On a Samsung Galaxy S25 Ultra with a Qualcomm Snapdragon Gen4 CPU, Liquid reports a decode speed of 213 tokens per second. Even on a Raspberry Pi 5, it reports 42 tokens per second. Liquid also notes internal benchmarking that the GPU inference stack delivers lower end-to-end latency than competing small models across all concurrency levels. Add that to the model’s 32K context window, and the intended story becomes coherent: extraction and tool-calling often involve long documents or continuous streams like robotic telemetry, and the architecture aims to handle that without the quadratic memory blowups of pure attention mechanisms.

Liquid also anchors “on-device” with a concrete robotics demo. The company says LFM2.5-230M was deployed on a Unitree G1 humanoid robot running entirely on-device via the robot’s onboard NVIDIA Jetson Orin compute module. Liquid describes a free-form instruction turning into a structured multi-step plan: “Hold still for 2 seconds, then walk forward at 1 meter per second for 3 meters, hold a forward one-leg kneel for 5 seconds, and walk backward at 0.5 meters per second for 3 meters.” The model then calls on pre-trained low-level skills from NVIDIA’s SONIC framework. The point for execs is not just the demo. It is that “agentic workflows” at the edge need a bridge from natural language to structured steps, and Liquid is positioning this model as that bridge, a skill-selection layer focused on tool calling.

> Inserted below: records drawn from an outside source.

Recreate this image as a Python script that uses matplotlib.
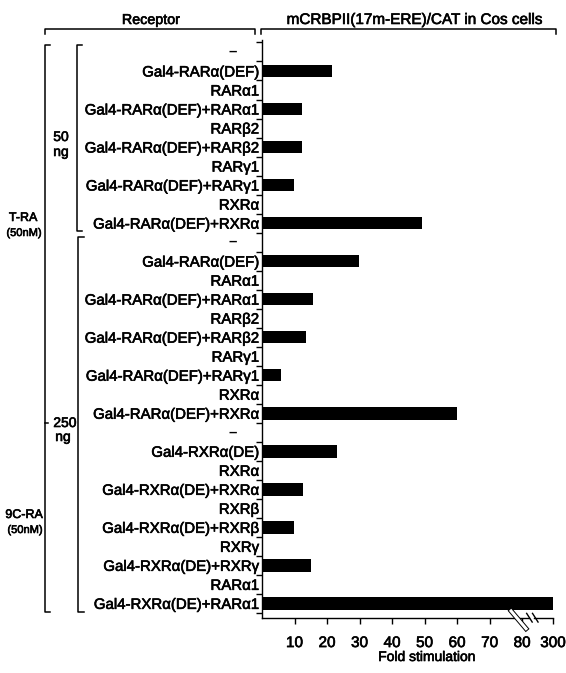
import matplotlib

matplotlib.use("Agg")
import matplotlib.patheffects as pe
import matplotlib.transforms as mtransforms
from matplotlib import pyplot as plt
from matplotlib.lines import Line2D

plt.rcParams["font.family"] = ["Liberation Sans", "DejaVu Sans"]

W, H = 566, 673

receptors = [
    "–", "Gal4-RARα(DEF)", "RARα1", "Gal4-RARα(DEF)+RARα1", "RARβ2",
    "Gal4-RARα(DEF)+RARβ2", "RARγ1", "Gal4-RARα(DEF)+RARγ1", "RXRα",
    "Gal4-RARα(DEF)+RXRα",
    "–", "Gal4-RARα(DEF)", "RARα1", "Gal4-RARα(DEF)+RARα1", "RARβ2",
    "Gal4-RARα(DEF)+RARβ2", "RARγ1", "Gal4-RARα(DEF)+RARγ1", "RXRα",
    "Gal4-RARα(DEF)+RXRα",
    "–", "Gal4-RXRα(DE)", "RXRα", "Gal4-RXRα(DE)+RXRα", "RXRβ",
    "Gal4-RXRα(DE)+RXRβ", "RXRγ", "Gal4-RXRα(DE)+RXRγ", "RARα1",
    "Gal4-RXRα(DE)+RARα1",
]
fold = [
    0, 21.6, 0, 12.2, 0, 12.2, 0, 9.8, 0, 49.1,
    0, 29.8, 0, 15.8, 0, 13.5, 0, 5.8, 0, 59.9,
    0, 23.2, 0, 12.7, 0, 9.8, 0, 15.0, 0, 300,
]
tick_values = [10, 20, 30, 40, 50, 60, 70, 80, 300]

# slightly heavier type, like the printed figure
heavy = [pe.withStroke(linewidth=0.45, foreground="black")]


def brk(v):
    # broken axis: 0-80 linear, then jump so 300 sits at the right end
    return v if v <= 85 else 89.5 + (v - 300) * 0.05


fig = plt.figure(figsize=(W / 100, H / 100), dpi=100)
ax = fig.add_axes([262 / W, 1 - 618 / H, 291 / W, 578 / H])

rows = list(range(len(receptors)))
widths = [brk(v) for v in fold]
ax.barh(rows, widths, height=0.66, color="black")

ax.set_xlim(0, 89.5)
ax.set_ylim(29.77, -0.63)

# labels on the rows, short ticks between rows
ax.set_yticks(rows)
ax.set_yticklabels(["" if r == "–" else r for r in receptors], fontsize=10.8)
ax.tick_params(axis="y", which="major", length=0, pad=2)
ax.set_yticks([r - 0.5 for r in rows] + [rows[-1] + 0.5], minor=True)
ax.tick_params(axis="y", which="minor", length=4, width=1, direction="out")
for r, name in zip(rows, receptors):
    if name == "–":
        ax.annotate("–", xy=(0, r), xycoords=("axes fraction", "data"),
                    xytext=(-25, 0), textcoords="offset pixels",
                    ha="right", va="center", fontsize=10.8,
                    fontweight="bold")

ax.set_xticks([brk(v) for v in tick_values])
ax.set_xticklabels([str(v) for v in tick_values], fontsize=11)
ax.tick_params(axis="x", length=4, width=1, direction="out", pad=9)

for lbl in ax.get_xticklabels() + ax.get_yticklabels():
    lbl.set_path_effects(heavy)

for s in ("top", "right", "bottom"):
    ax.spines[s].set_visible(False)
ax.spines["left"].set_linewidth(1)

# bottom axis with the break marks
xt = ax.get_xaxis_transform()
ax.plot([0, 82.0], [0, 0], color="black", lw=1, transform=xt, clip_on=False)
ax.plot([83.6, 89.5], [0, 0], color="black", lw=1, transform=xt, clip_on=False)
for x0 in (81.4, 83.2):
    ax.plot([x0, x0 + 1.7], [0.008, -0.007], color="black", lw=1,
            transform=xt, clip_on=False)

# break across the 300-fold bar
ax.plot([76.6, 81.2], [29.4, 30.33], color="white", lw=2.2, clip_on=False,
        path_effects=[pe.Stroke(linewidth=3.6, foreground="black"), pe.Normal()])

# brackets on the left, x in figure pixels, y in row units
bt = mtransforms.blended_transform_factory(fig.transFigure, ax.transData)


def bracket(x, y0, y1, tick=5):
    xs = [(x + tick) / W, x / W, x / W, (x + tick) / W]
    fig.add_artist(Line2D(xs, [y0, y0, y1, y1], color="black", lw=1.1,
                          transform=bt))


bracket(45, -0.37, 29.45)
fig.add_artist(Line2D([45 / W, 48 / W], [19.5, 19.5], color="black", lw=1.1,
                      transform=bt))
bracket(77, -0.37, 9.42)
bracket(78, 9.73, 29.45, tick=6)


def ftext(x, y, s, size, **kw):
    fig.text(x / W, 1 - y / H, s, ha="center", va="center", fontsize=size,
             path_effects=heavy, **kw)


ftext(427, 657, "Fold stimulation", 10)
ftext(23, 218, "T-RA", 9)
ftext(24, 233, "(50nM)", 8)
ftext(24, 515, "9C-RA", 9)
ftext(25, 530, "(50nM)", 8)
ftext(61, 137, "50", 10)
ftext(61, 152, "ng", 10)
ftext(65, 423, "250", 10)
ftext(63, 437, "ng", 10)

# column headers with their brackets
ftext(151, 20, "Receptor", 10.3)
ftext(414, 20, "mCRBPII(17m-ERE)/CAT in Cos cells", 11)
for x0, x1 in ((45, 255), (261, 556)):
    fig.add_artist(Line2D([x0 / W, x0 / W, x1 / W, x1 / W],
                          [1 - 34 / H, 1 - 29 / H, 1 - 29 / H, 1 - 34 / H],
                          color="black", lw=1.1, transform=fig.transFigure))

fig.savefig("out.png", dpi=100)
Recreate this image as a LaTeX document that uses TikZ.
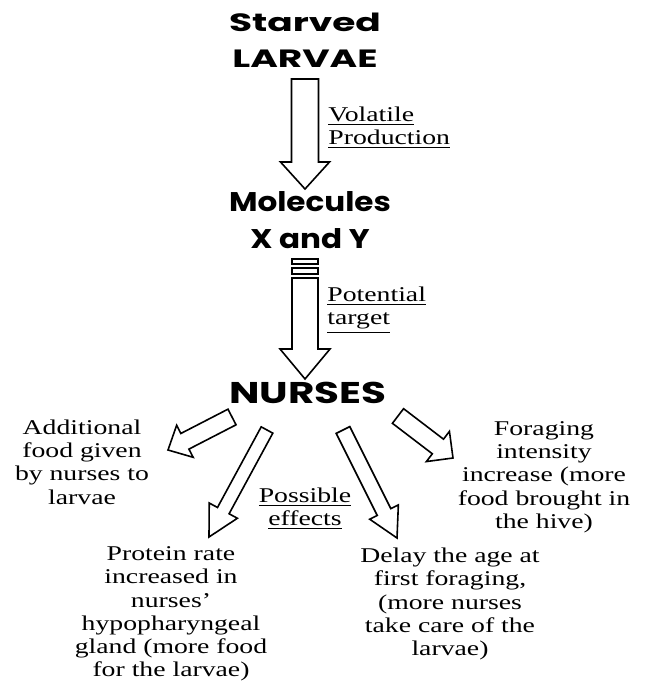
\documentclass[tikz,border=0pt]{standalone}
\usepackage{fontspec}
\setmainfont{Liberation Serif}[FakeStretch=1.32]
\newfontfamily\headfont{Poppins}
\usepackage{tikz}
\usetikzlibrary{
    positioning,      % For placing nodes relative to each other
    calc              % For the corner points of the block arrows
}

% Hollow block arrow: #1 tail, #2 tip, #3 shaft half width, #4 head half width, #5 head length
\newcommand{\blockarrow}[5]{%
    \coordinate (head_base) at ($(#2)!#5!(#1)$);
    \draw[arrow_outline]
        ($(#1)!#3!90:(#2)$) -- ($(head_base)!#3!90:(#2)$) -- ($(head_base)!#4!90:(#2)$)
        -- (#2)
        -- ($(head_base)!#4!-90:(#2)$) -- ($(head_base)!#3!-90:(#2)$) -- ($(#1)!#3!-90:(#2)$)
        -- cycle;
}

\begin{document}
\begin{tikzpicture}[
    % one unit is one pixel of the reference, y runs downwards
    x=0.5pt, y=-0.5pt,
    % Style for the headings (larvae, molecules, nurses)
    head_style/.style={
        font=\headfont\bfseries\addfontfeatures{FakeStretch=1.5}\fontsize{12.5}{18}\selectfont,
        align=center,
        inner sep=0pt
    },
    % Style for the plain text blocks
    text_style/.style={
        font=\fontsize{10.5}{11.65}\selectfont,
        align=center,
        inner sep=0pt
    },
    % Style for the outline of the block arrows
    arrow_outline/.style={
        draw=black,
        line width=0.8pt,
        line join=miter
    }
]
    \useasboundingbox (0,0) rectangle (646,684);

    % 1. The three headings down the middle.
    \node[head_style] (larvae) at (305,40) {Starved\\LARVAE};
    \node[head_style, font=\headfont\bfseries\addfontfeatures{FakeStretch=1.15}\fontsize{13.5}{18.5}\selectfont] (molecules) at (310,220) {Molecules\\X and Y};
    \node[head_style, font=\headfont\bfseries\addfontfeatures{FakeStretch=1.35}\fontsize{15}{18}\selectfont] (nurses) at (308,393) {NURSES};

    % 2. The underlined labels beside the arrows.
    \node[text_style, align=left, anchor=west] (volatile) at (328,128) {\underline{Volatile}\\\underline{Production}};
    \node[text_style, align=left, anchor=west] (target) at (327,310) {\underline{Potential}\\\underline{target}};
    \node[text_style] (effects) at (305,509) {\underline{Possible}\\\underline{effects}};

    % 3. The four effects round the nurses.
    \node[text_style] (extra_food) at (82,462) {Additional\\food given\\by nurses to\\larvae};
    \node[text_style] (foraging) at (544,477) {Foraging\\intensity\\increase (more\\food brought in\\the hive)};
    \node[text_style] (protein) at (171,614) {Protein rate\\increased in\\nurses'\\hypopharyngeal\\gland (more food\\for the larvae)};
    \node[text_style] (delay) at (450,604) {Delay the age at\\first foraging,\\(more nurses\\take care of the\\larvae)};

    % 4. End points of the block arrows.
    \coordinate (larvae_out) at (305,79);
    \coordinate (molecules_in) at (305,189);
    \coordinate (molecules_out) at (305,278);
    \coordinate (nurses_in) at (305,379);
    \coordinate (extra_food_out) at (232,417);
    \coordinate (extra_food_in) at (168,450);
    \coordinate (protein_out) at (267,430);
    \coordinate (protein_in) at (209,537);
    \coordinate (delay_out) at (343,430);
    \coordinate (delay_in) at (397,538);
    \coordinate (foraging_out) at (398,416);
    \coordinate (foraging_in) at (453,458);

    % 5. Draw the block arrows.
    \blockarrow{larvae_out}{molecules_in}{6.75pt}{12.25pt}{13.5pt}
    \draw[arrow_outline] (292,259) rectangle (318,264);
    \draw[arrow_outline] (292,268) rectangle (318,274);
    \blockarrow{molecules_out}{nurses_in}{6.5pt}{12.5pt}{15pt}
    \blockarrow{extra_food_out}{extra_food_in}{4.4pt}{9pt}{9.5pt}
    \blockarrow{protein_out}{protein_in}{3.3pt}{8pt}{15pt}
    \blockarrow{delay_out}{delay_in}{3.8pt}{8pt}{14.5pt}
    \blockarrow{foraging_out}{foraging_in}{4.6pt}{9.5pt}{9.5pt}

\end{tikzpicture}
\end{document}
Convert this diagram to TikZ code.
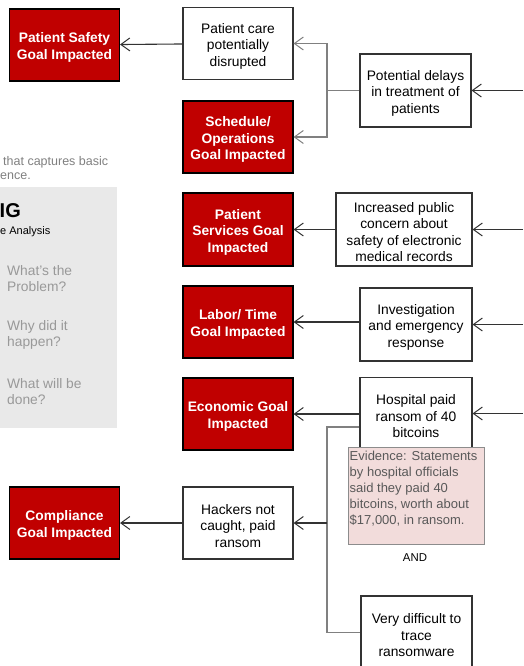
\documentclass[tikz,border=0pt]{standalone}
\usepackage{fontspec}
\setmainfont{Liberation Sans}
\usetikzlibrary{arrows.meta,calc}
\definecolor{goalred}{HTML}{C00000}
\definecolor{evfill}{HTML}{F2DCDB}
\definecolor{panelgray}{HTML}{E9E9E9}
\definecolor{hintgray}{HTML}{999999}

\begin{document}
\begin{tikzpicture}[x=1pt,y=-1pt,
    box/.style={draw=black!80,line width=1.1pt,fill=white,minimum width=110pt,minimum height=72pt,
      align=center,inner sep=1pt,font=\fontsize{13.8}{16.5}\selectfont,
      execute at begin node={\vbox\bgroup\vskip5.2pt\hbox\bgroup},
      execute at end node={\egroup\egroup}},
    goal/.style={box,fill=goalred,draw=black,text=white,font=\fontsize{13.8}{16.5}\selectfont\bfseries},
    link/.style={draw=black!80,line width=1.1pt,-{Straight Barb[length=9pt,width=13pt,line width=1pt]}},
    branch/.style={draw=black!50,line width=1.1pt},
    hint/.style={anchor=west,align=left,text=hintgray,inner sep=0pt,font=\fontsize{13.8}{16}\selectfont}]
  \path[use as bounding box] (0,0) rectangle (523,666);

  % left panel
  \node[anchor=west,text=black!50,inner sep=0pt,font=\fontsize{12.5}{15}\selectfont] (intro1) at (3,162) {that captures basic};
  \node[anchor=west,text=black!50,inner sep=0pt,font=\fontsize{12.5}{15}\selectfont] (intro2) at (0,176) {ence.};
  \fill[panelgray] (0,187) rectangle (117,428);
  \node[anchor=west,inner sep=0pt,font=\fontsize{20}{22}\selectfont\bfseries] (title) at (-0.5,211) {IG};
  \node[anchor=west,inner sep=0pt,font=\fontsize{11}{13}\selectfont] (sub) at (0,232) {e Analysis};
  \node[hint] (q1) at (7,279) {What's the\\Problem?};
  \node[hint] (q2) at (7,334.5) {Why did it\\happen?};
  \node[hint] (q3) at (7,391.5) {What will be\\done?};

  \coordinate (redge) at (523,0);

  \node[goal] (safety) at (64.5,45) {Patient Safety\\Goal Impacted};
  \node[box] (care) at (238,43.5) {Patient care\\potentially\\disrupted};
  \node[goal] (sched) at (238,137) {Schedule/\\Operations\\Goal Impacted};
  \node[box,minimum width=111pt,minimum height=73pt] (delays) at (415.5,90.5) {Potential delays\\in treatment of\\patients};

  \node[goal,minimum height=73pt] (services) at (238,229.5) {Patient\\Services Goal\\Impacted};
  \node[box,minimum width=136pt,minimum height=73pt] (concern) at (404,229.5) {Increased public\\concern about\\safety of electronic\\medical records};

  \node[goal] (labor) at (238,322) {Labor/ Time\\Goal Impacted};
  \node[box,minimum width=112pt,minimum height=73pt] (invest) at (416,324.5) {Investigation\\and emergency\\response};

  \node[goal] (econ) at (238,414) {Economic Goal\\Impacted};
  \node[box,minimum width=112pt] (paid) at (416,413.5) {Hospital paid\\ransom of 40\\bitcoins};

  \node[goal] (compl) at (64.5,523) {Compliance\\Goal Impacted};
  \node[box] (hackers) at (238,523) {Hackers not\\caught, paid\\ransom};
  \node[box,minimum width=111pt,minimum height=73pt] (trace) at (416.5,632.5) {Very difficult to\\trace\\ransomware};

  % evidence note
  \node[draw=black!45,line width=0.9pt,fill=evfill,minimum width=136pt,minimum height=97pt,
        anchor=north west,inner sep=0pt] (evbox) at (348,447) {};
  \node[anchor=north west,align=left,text=black!65,inner xsep=1.5pt,inner ysep=3.5pt,
        font=\fontsize{13}{16}\selectfont] (evid) at (evbox.north west)
    {Evidence: Statements\\by hospital officials\\said they paid 40\\bitcoins, worth about\\\$17,000, in ransom.};
  \node[font=\fontsize{11.4}{13}\selectfont,inner sep=0pt] (and) at (415,558) {AND};

  % incoming from the right
  \foreach \n in {delays,concern,invest,paid}
    \draw[link] (redge |- \n.east) -- (\n.east);

  \draw[link] (care) -- (safety);
  \draw[link] (concern) -- (services);
  \draw[link] (invest.west |- labor.east) -- (labor.east);
  \draw[link] (paid.west |- econ.east) -- (econ.east);
  \draw[link] (hackers) -- (compl);

  \coordinate (j1) at (327,90.5);
  \coordinate (j2) at (327,427);
  \draw[branch] (delays.west) -- (j1);
  \draw[link,branch] (j1) |- (care.east);
  \draw[link,branch] (j1) |- (sched.east);
  \draw[branch] (j2 -| paid.west) -- (j2) |- (trace.west);
  \draw[link] (j2 |- hackers.east) -- (hackers.east);
\end{tikzpicture}
\end{document}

Benchmark claims reinforce that positioning. Liquid reports LFM2.5-230M scoring 43.26 on the BFCLv3 tool-use benchmark, ahead of IBM’s Granite 4.0-350M (39.58) and far above Google’s Gemma 3 1B IT (16.61). On CaseReportBench for data extraction, it scores 22.51, outperforming Qwen3.5-0.8B (Instruct). Liquid acknowledges a boundary condition: it is not meant to compete on reasoning-heavy workloads like advanced math, coding, or creative writing.

Finally, the release comes with deployment and licensing details that matter for procurement and legal review. LFM2.5-230M ships under the LFM Open License v1.0. Despite the word “open,” the source says it is not OSI-compliant and functions as a restricted, dual-use commercial framework. For independent developers, researchers, and early-stage startups, the license works “identically to open-source software,” granting a perpetual, worldwide, royalty-free right to reproduce, modify, and distribute, as long as users retain original copyright notices and prominently state modifications. But the license includes a strict “Commercial Use Limitation,” with the source stating that the model remains free for individuals and companies generating less than $10 million in annual revenue, and requires a paid enterprise agreement for larger corporations.

If you run data workflows, edge products, or internal developer platforms, this launch raises a simple strategic question: will your next “agent” project be a cloud cost center, or can it run locally with tool-calling performance that improves extraction reliability? Liquid’s bet is that architectural efficiency beats brute-force scaling for specific enterprise jobs. The second-order implication is that boards and CFOs should treat small-model roadmaps as more than R and D experiments, because the economics and latency of extraction and tool calling can shift quickly when models are built to “run nearly anywhere.”